The point of all this is to turn a string like “+/tennis/+/#” into the following LPeg expression:

topic * separator * P"tennis" * separator * topic * (separator * topic)^0 * P(-1)

which can then be used to match “topic names:”

local topics =
{
  "news/tennis",                    -- won't match
  "news/tennis/mcenroe",            -- will match
  "news/football/dolphins",         -- won't match
  "news/baseball/marlins",          -- won't match
  "sports/tennis/williams/ranking", -- will match
}

local the_topic = filter:match("+/tennis/+/#")
for _,topic in ipairs(topics) do
  if the_topic:match(topic) then
    report_on_it(topic)
  end
end

Yes, there is a learning curve (okay, maybe a cliff) to LPeg. But once you get used to it, it is quite powerful and allows you to transform data in ways that you can't with regular expressions.

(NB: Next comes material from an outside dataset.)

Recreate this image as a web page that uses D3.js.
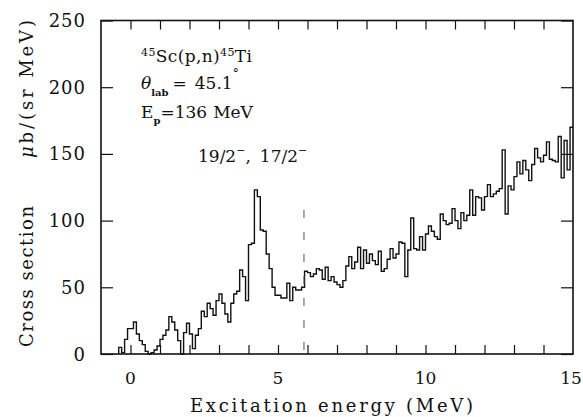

In fact, instead of returning the default value (which is one past the position of the match in the string, or nil if it failed to parse) I could have instead returned an array of topics (or nil if it failed to parse)—but I will leave such changes as an exercise to the reader.

There's also a bit about dollar signs further down in the MQTT document I linked to, but again, handling that is left as an exercise for the reader.